What defines a new build
New builds are, more or less, exactly what it says on the tin – a property that has been recently developed or has had substantial renovation within two years without being sold in that time.
For developments that have not been completed or still have not started, these are known as off-plan.
Investing in off-plan developments can be a little more tricky, especially when trying to secure a mortgage. It is far more straightforward once the build is complete.
The Pros of investing in new-build properties
To make this simple, we will lay out the pros and cons of investing in a new build and quickly summarise our thoughts at the end.
New build properties can be an attractive investment. But be sure you understand what the full scope is before taking the leap.
Ready to go
New build properties are move-in ready, meaning they don’t require prior preparation, maintenance or renovation before putting to market. Tenants also love this, a freshly built apartment, flat or house to move into.
Another advantage is buying directly from the developer or property builder, which means there is no property chain – this may speed up the transaction as you won’t be relying on other buyers to secure a mortgage or sell their house first. As an investor, this also reduces the risk of the sale falling through.
Popular with tenants
New builds are much more popular with young professionals and students. As rental prices increase, tenants are more selective with where they spend their money, the rise in popularity of new-build apartment blocks; developers are introducing more attractive features to swap renters.
Choosing to develop:
- Higher specs
- Better temperature-controlled buildings
- Integrating communal areas, cinemas and gyms
- Intricate and fascinating layouts
- Adding shops and onsite facilities
The younger renters of today won’t settle for the standard copy and paste layouts with hundreds of duplicated units.
Lower overall running costs
New developments do not require the higher maintenance costs you would find with an older property, nor do they have the higher running costs due to more efficient insulation, electricity and plumbing.
A report earlier this year by the Ministries of Housing, Communities and Local Government revealed that; from January to March 2021, 82% of new properties were certified with A or B ratings.
They also come with a 10-year NHBC warranty to cover structural defects.
The cons of investing in new-build properties
There are many pros to new build investment, and we want to ensure you have a solid understanding of the overall investment. Cons may not always turn out that ways and often depend on individual circumstances – we have listed the most common.
With all of the pros listed above, it should be no surprise that they come with a premium. Much like purchasing a new car, once it leaves the dealership floor, the price will depreciate.

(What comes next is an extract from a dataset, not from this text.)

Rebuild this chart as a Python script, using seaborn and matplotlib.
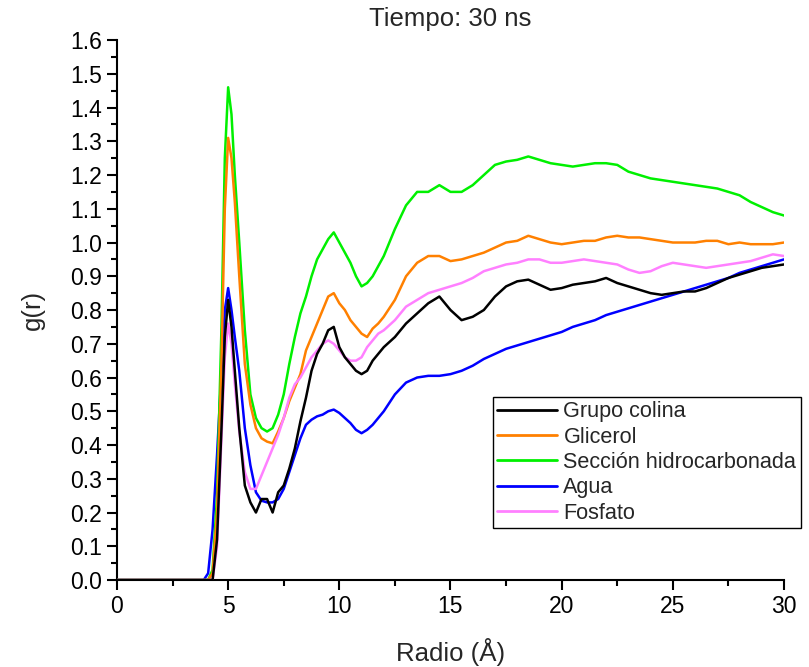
import numpy as np
import pandas as pd
import seaborn as sns
import matplotlib.pyplot as plt

# radio (Å)
radio = [0, 3.9, 4.1, 4.3, 4.5, 4.7, 4.85, 5.0, 5.15, 5.3, 5.5,
         5.75, 6.0, 6.25, 6.5, 6.75, 7.0, 7.25, 7.5, 7.75, 8.0, 8.25, 8.5, 8.75,
         9.0, 9.25, 9.5, 9.75, 10.0, 10.25, 10.5, 10.75, 11.0, 11.25, 11.5, 11.75, 12.0,
         12.5, 13.0, 13.5, 14.0, 14.5, 15.0, 15.5, 16.0, 16.5, 17.0, 17.5, 18.0,
         18.5, 19.0, 19.5, 20.0, 20.5, 21.0, 21.5, 22.0, 22.5, 23.0, 23.5, 24.0,
         24.5, 25.0, 25.5, 26.0, 26.5, 27.0, 27.5, 28.0, 28.5, 29.0, 29.5, 30.0]

colina = [0, 0, 0, 0.0, 0.12, 0.45, 0.72, 0.83, 0.75, 0.62, 0.45,
          0.28, 0.23, 0.2, 0.24, 0.24, 0.2, 0.26, 0.28, 0.33, 0.39, 0.47, 0.54, 0.62,
          0.67, 0.7, 0.74, 0.75, 0.69, 0.66, 0.64, 0.62, 0.61, 0.62, 0.65, 0.67, 0.69,
          0.72, 0.76, 0.79, 0.82, 0.84, 0.8, 0.77, 0.78, 0.8, 0.84, 0.87, 0.885,
          0.89, 0.875, 0.86, 0.865, 0.875, 0.88, 0.885, 0.895, 0.88, 0.87, 0.86, 0.85,
          0.845, 0.85, 0.855, 0.855, 0.865, 0.88, 0.895, 0.905, 0.915, 0.925, 0.93, 0.935]

glicerol = [0, 0, 0, 0.02, 0.2, 0.65, 1.1, 1.31, 1.25, 1.12, 0.9,
            0.64, 0.52, 0.45, 0.42, 0.41, 0.405, 0.44, 0.48, 0.53, 0.57, 0.61, 0.68, 0.72,
            0.76, 0.8, 0.84, 0.85, 0.82, 0.8, 0.77, 0.75, 0.73, 0.72, 0.745, 0.76, 0.78,
            0.83, 0.9, 0.94, 0.96, 0.96, 0.945, 0.95, 0.96, 0.97, 0.985, 1.0, 1.005,
            1.02, 1.01, 1.0, 0.995, 1.0, 1.005, 1.005, 1.015, 1.02, 1.015, 1.015, 1.01,
            1.005, 1.0, 1.0, 1.0, 1.005, 1.005, 0.995, 1.0, 0.995, 0.995, 0.995, 1.0]

hidrocarb = [0, 0, 0, 0.03, 0.25, 0.75, 1.25, 1.46, 1.38, 1.2, 1.0,
             0.74, 0.55, 0.48, 0.45, 0.44, 0.45, 0.49, 0.55, 0.64, 0.72, 0.79, 0.84, 0.9,
             0.95, 0.98, 1.01, 1.03, 1.0, 0.97, 0.94, 0.9, 0.87, 0.88, 0.9, 0.93, 0.96,
             1.04, 1.11, 1.15, 1.15, 1.17, 1.15, 1.15, 1.17, 1.2, 1.23, 1.24, 1.245,
             1.255, 1.245, 1.235, 1.23, 1.225, 1.23, 1.235, 1.235, 1.23, 1.21, 1.2, 1.19,
             1.185, 1.18, 1.175, 1.17, 1.165, 1.16, 1.15, 1.14, 1.12, 1.105, 1.09, 1.08]

agua = [0, 0, 0.02, 0.15, 0.37, 0.62, 0.8, 0.865, 0.8, 0.72, 0.62,
        0.45, 0.34, 0.26, 0.235, 0.23, 0.23, 0.24, 0.27, 0.32, 0.37, 0.42, 0.46, 0.475,
        0.485, 0.49, 0.5, 0.505, 0.495, 0.48, 0.465, 0.445, 0.435, 0.445, 0.46, 0.48, 0.5,
        0.55, 0.585, 0.6, 0.605, 0.605, 0.61, 0.62, 0.635, 0.655, 0.67, 0.685, 0.695,
        0.705, 0.715, 0.725, 0.735, 0.75, 0.76, 0.77, 0.785, 0.795, 0.805, 0.815, 0.825,
        0.835, 0.845, 0.855, 0.865, 0.875, 0.885, 0.895, 0.91, 0.92, 0.93, 0.94, 0.95]

fosfato = [0, 0, 0, 0.0, 0.1, 0.42, 0.66, 0.76, 0.7, 0.58, 0.44,
           0.32, 0.27, 0.27, 0.31, 0.35, 0.39, 0.43, 0.48, 0.54, 0.58, 0.6, 0.63, 0.66,
           0.68, 0.7, 0.71, 0.7, 0.68, 0.66, 0.65, 0.65, 0.66, 0.69, 0.71, 0.73, 0.74,
           0.77, 0.81, 0.83, 0.85, 0.86, 0.87, 0.88, 0.895, 0.915, 0.925, 0.935, 0.94,
           0.95, 0.95, 0.94, 0.94, 0.945, 0.95, 0.945, 0.94, 0.935, 0.92, 0.91, 0.915,
           0.93, 0.94, 0.935, 0.93, 0.925, 0.93, 0.935, 0.94, 0.945, 0.955, 0.965, 0.96]

grupos = ['Grupo colina', 'Glicerol', 'Sección hidrocarbonada', 'Agua', 'Fosfato']
colores = ['#000000', '#FF8000', '#00F000', '#0000FF', '#FF80FF']
series = [colina, glicerol, hidrocarb, agua, fosfato]

df = pd.concat([pd.DataFrame({'r': radio, 'g': s, 'grupo': n}) for n, s in zip(grupos, series)])

sns.set_style('ticks')
plt.rcParams['font.family'] = ['Liberation Sans', 'DejaVu Sans']

fig = plt.figure(figsize=(8.09, 6.67), dpi=100)
ax = fig.add_axes([0.1446, 0.1304, 0.8245, 0.8096])

# orden de dibujo: el negro encima
orden_dibujo = ['Agua', 'Sección hidrocarbonada', 'Glicerol', 'Fosfato', 'Grupo colina']
sns.lineplot(data=df, x='r', y='g', hue='grupo', hue_order=grupos,
             palette=dict(zip(grupos, colores)), linewidth=1.8, ax=ax, legend=True)
for ln, n in zip(ax.lines, grupos):
    ln.set_zorder(3 + orden_dibujo.index(n))

ax.set_xlim(0, 30)
ax.set_ylim(0, 1.6)
ax.set_xticks(np.arange(0, 31, 5))
ax.set_xticks(np.arange(0, 30.1, 2.5), minor=True)
ax.set_yticks(np.arange(0, 1.61, 0.1))
ax.set_yticks(np.arange(0, 1.61, 0.05), minor=True)
ax.set_yticklabels([f'{v:.1f}' for v in np.arange(0, 1.61, 0.1)])
sns.despine(ax=ax)
for s in ['left', 'bottom']:
    ax.spines[s].set_linewidth(1.5)
    ax.spines[s].set_color('black')
ax.tick_params(which='major', direction='out', length=7, width=1.5, labelsize=16.5,
               colors='black', pad=4)
ax.tick_params(which='minor', direction='out', length=4, width=1.5, colors='black')

ax.set_xlabel('Radio (Å)', fontsize=18.5, labelpad=14)
ax.set_ylabel('g(r)', fontsize=18.5, labelpad=18)
ax.set_title('Tiempo: 30 ns', fontsize=18.5, pad=10)

leg = ax.legend(loc='upper left', bbox_to_anchor=(493 / 809, 1 - 397 / 667),
                bbox_transform=fig.transFigure, fontsize=15.6, frameon=True,
                fancybox=False, edgecolor='black', framealpha=1,
                handlelength=2.75, handletextpad=0.3, labelspacing=0.2,
                borderpad=0.2, borderaxespad=0)
leg.get_frame().set_linewidth(1.0)
for h in leg.get_lines():
    h.set_linewidth(2)

fig.savefig('out.png', dpi=100)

Although, this does not have to be bad news, as the time needed before serious expense on maintenance will be much longer than that of a car. With the right long-term strategy, you can recover your losses.
Often with new developments, they can come with snagging issues which are usually small but still come at a cost to repair.
Once the build is complete, you can arrange a quick snagging survey to be carried out and highlight any defects within the property.
Thankfully, this can be done before purchasing and will reduce any impacts on your budget.
Limited scope price negotiation
There’s limited scope at both ends of the investment, negotiating at pre-purchase and adding value to the property post-purchase.
In general, ‘new-builds’ are part of a larger project – developers want to maximise profits, giving less wiggle room for potential investors.
At the pre-purchase stage, you will want to negotiate to increase your returns whilst this can sometimes be possible, it is rare. To generate more interest, developers will likely offer incentives. You may want to consider multiple developer incentives before deciding on the best for your long-term goals.
When trying to add value, unlike other pre-owned or single residential properties, it may end up costing you far more to renovate or update the internal fixings & fittings to a new build. Developers will utilise the space to its full potential, leaving little room for additions or structural changes.
So, is buying a new build a good investment?
As with all investments, there are upsides and downsides – whether or not it is a ‘good’ investment relies on your situation, what financial goals you have, your expectations and what type of investments interest you.
As you are reading this blog, we can assume you have an interest in property investment. If you are planning a long-term investment, a ‘new-build’ development may provide a solid return. Providing you have the capital upfront and the ability to wait to see the returns, they offer high annual yields.
Firstly, they offer modern high spec, move-in ready developments situated in key city locations. Lower management costs, requiring less maintenance in the first few years, means lower expenses.
Secondly, they are attractive to tenants, require less attention and offer dependable average yields – meaning you can purchase multiple units at scale to expand your portfolio.
To summarise, a new-build property should be considered a long term investment. With the premium upfront costs, it is unlikely you will make a short-term profit. If your goal is to generate profit in the short term, we recommend researching ‘flipping’ or investing in single residential homes.